- Born: 9 June 1863 Onteniente, Spain
- Died: 26 September 1936 Canals, Spain
- Major shrine: Asunción de Nuestra Señora de Onteniente

= Crescencia Valls Espí =

Crescencia Valls Espí (Onteniente, 9 June 1863 – Canals, 26 September 1936) was a Spanish Catholic embroiderer who suffered martyrdom during the Spanish Civil War. She was beatified by Pope John Paul II on 11 March 2001.

== Life ==
Crescencia was born in Onteniente, Spain to Joaquín Valls and Francisca Espí and baptized on 10 June 1863 in the parish church of Santa Maria. She received a basic education at the school of the Daughters of Charity of San Vicente de Paúl in Onteniente. A devout Catholic, she became an embroiderer, working at home to help support her family. She belonged to several charitable Catholic associations: Women of Saint Vincent de Paul, the Apostleship of Prayer and the Third Order of Our Lady of Carmel.

Soon Crescencia was officially labeled a "fervent Catholic" by the mayor of Onteniente, who denounced her to the governor of Valencia. On 26 September 1936, citing her collaborations with religious organizations and advocacy of Catholicism, militiamen broke into her house shortly before noon and arrested her together with her three sisters Concepción, Carmen and Patrocinio. They were taken to the port of Canals and finally, after about 12 hours of imprisonment, all four sisters were murdered, shot in the neck.

At first, Crescentia's body was deposited with other martyrs in a common grave in the Canals cemetery, but her remains were later exhumed and the relics were interred at her hometown church, the Asunción de Nuestra Señora de Onteniente.

== Beatification process ==
Officials at the Archdiocese of Valencia promoted Crescencia's beatification because of her dedication to faith. She was beatified by Pope John Paul II on 11 March 2001 as one of 232 Spanish martyrs.

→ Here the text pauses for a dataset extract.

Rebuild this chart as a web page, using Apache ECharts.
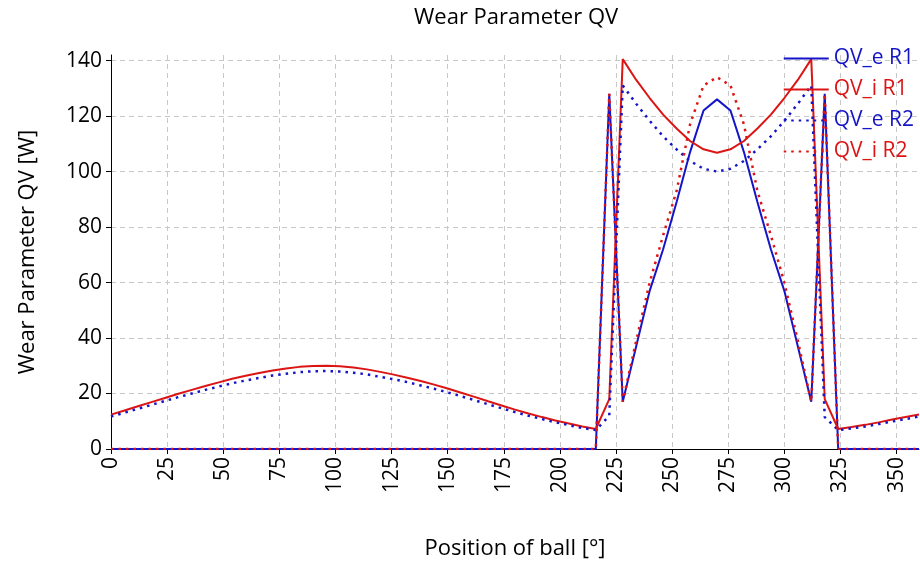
<!DOCTYPE html>
<html>
<head>
<meta charset="utf-8">
<script src="https://cdn.jsdelivr.net/npm/echarts@6/dist/echarts.min.js"></script>
<style>html,body{margin:0;padding:0;background:#fff;}#c{width:920px;height:568px;}</style>
</head>
<body>
<div id="c"></div>
<script>
const angles = [0,6,12,18,24,30,36,42,48,54,60,66,72,78,84,90,96,102,108,114,120,126,132,138,144,150,156,162,168,174,180,186,192,198,204,210,216,222,228,234,240,246,252,258,264,270,276,282,288,294,300,306,312,318,324,330,336,342,348,354,360];

const qvE_R1 = [0,0,0,0,0,0,0,0,0,0,0,0,0,0,0,0,0,0,0,0,0,0,0,0,0,0,0,0,0,0,0,0,0,0,0,0,0,128,17,37,57,72,89,107,122,126,122,107,89,72,57,37,17,128,0,0,0,0,0,0,0];

const qvI_R1 = [12.4,13.9,15.4,16.9,18.4,19.9,21.3,22.7,24.0,25.3,26.4,27.4,28.3,29.0,29.6,29.9,30.0,29.8,29.4,28.7,27.8,26.8,25.7,24.5,23.2,21.8,20.3,18.8,17.2,15.7,14.2,12.8,11.5,10.3,9.2,8.1,7.2,18.0,140.5,133.0,126.5,120.5,115.5,111.0,108.0,106.8,108.0,111.0,115.5,120.5,126.5,133.0,140.5,18.0,7.2,7.9,8.7,9.6,10.6,11.5,12.4];

const qvE_R2 = [11.7,13.1,14.5,15.9,17.3,18.7,20.0,21.3,22.5,23.7,24.7,25.6,26.5,27.1,27.7,28.0,28.1,27.9,27.5,26.9,26.0,25.1,24.1,22.9,21.7,20.4,19.0,17.6,16.1,14.7,13.3,12.0,10.8,9.6,8.6,7.6,6.8,12.0,131.0,124.4,118.3,112.7,108.0,103.8,101.0,100.0,101.0,103.8,108.0,112.7,118.3,124.4,131.0,11.5,6.8,7.4,8.1,9.0,9.9,10.8,11.7];

const qvI_R2 = [0,0,0,0,0,0,0,0,0,0,0,0,0,0,0,0,0,0,0,0,0,0,0,0,0,0,0,0,0,0,0,0,0,0,0,0,0,128,17,39,60,77,93,117,131,134,131,117,93,77,60,39,17,128,0,0,0,0,0,0,0];

const xTicks = [0,25,50,75,100,125,150,175,200,225,250,275,300,325,350];
const yTicks = [0,20,40,60,80,100,120,140];

const BLUE = '#1414C8';
const RED = '#DC1414';
const FONT = 'Open Sans';

function pairs(vals){ return angles.map((a,i)=>[a, vals[i]]); }

const chart = echarts.init(document.getElementById('c'), null, {renderer:'canvas'});
chart.setOption({
  animation:false,
  backgroundColor:'#fff',
  textStyle:{fontFamily:FONT},
  title:{text:'Wear Parameter QV', left:409, top:2, textStyle:{fontFamily:FONT, fontSize:22, fontWeight:'normal', color:'#000'}},
  grid:{left:111, right:1, top:55, bottom:119, containLabel:false},
  legend:{
    orient:'vertical', right:1, top:43, itemWidth:45, itemHeight:14, itemGap:10,
    itemStyle:{opacity:0},
    textStyle:{fontFamily:FONT, fontSize:21},
    data:[
      {name:'QV_e R1', textStyle:{color:BLUE}},
      {name:'QV_i R1', textStyle:{color:RED}},
      {name:'QV_e R2', textStyle:{color:BLUE}},
      {name:'QV_i R2', textStyle:{color:RED}}
    ]
  },
  xAxis:{
    type:'value', min:0, max:360, interval:25,
    name:'Position of ball [°]', nameLocation:'middle', nameGap:89,
    nameTextStyle:{fontFamily:FONT, fontSize:22, color:'#000'},
    axisLine:{show:true, lineStyle:{color:'#000', width:1}},
    axisTick:{show:true, length:5, lineStyle:{color:'#000'}},
    axisLabel:{rotate:90, fontSize:21, color:'#000', margin:8, showMaxLabel:false,
      formatter:function(v){ return xTicks.indexOf(v)>=0 ? String(v) : ''; }},
    splitLine:{show:true, showMinLine:false, showMaxLine:false, lineStyle:{color:'#c8c8c8', type:[5,4], width:1}}
  },
  yAxis:{
    type:'value', min:0, max:142, interval:20,
    name:'Wear Parameter QV [W]', nameLocation:'middle', nameGap:72,
    nameTextStyle:{fontFamily:FONT, fontSize:22, color:'#000'},
    axisLine:{show:true, lineStyle:{color:'#000', width:1}},
    axisTick:{show:true, length:5, lineStyle:{color:'#000'}},
    axisLabel:{fontSize:21, color:'#000', margin:9, showMaxLabel:false,
      formatter:function(v){ return yTicks.indexOf(v)>=0 ? String(v) : ''; }},
    splitLine:{show:true, showMinLine:false, showMaxLine:false, lineStyle:{color:'#c8c8c8', type:[5,4], width:1}}
  },
  series:[
    {name:'QV_e R1', type:'line', data:pairs(qvE_R1), symbol:'none', color:BLUE, lineStyle:{color:BLUE, width:2}},
    {name:'QV_i R1', type:'line', data:pairs(qvI_R1), symbol:'none', color:RED, lineStyle:{color:RED, width:2}},
    {name:'QV_e R2', type:'line', data:pairs(qvE_R2), symbol:'none', color:BLUE, lineStyle:{color:BLUE, width:2.5, type:[2.5,5]}},
    {name:'QV_i R2', type:'line', data:pairs(qvI_R2), symbol:'none', color:RED, lineStyle:{color:RED, width:2.5, type:[2.5,5]}}
  ]
});
</script>
</body>
</html>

In its documents to support the beatification process, the Archdiocese of Valencia called the Servant of God Crescencia Valls Espí a "social apostle" and praised her charitable work.A social apostle, she exercised charity visiting the sick. She asked wealthy people for financial aid in order to help the needs of the poor. Likewise, immensely charitable, she was moved and suffered by people's pains. For families who had a deceased person, she helped them pay burial expenses and consoled them in their grief.With the start of the Spanish Civil War in 1936, numerous massacres took place and, according to documents from the Archdiocese of Valencia, Crescencia knew what to expect: "The Servant of God, in the days before the revolution, was aware of the situation she was about to face: religious persecution and probable martyrdom."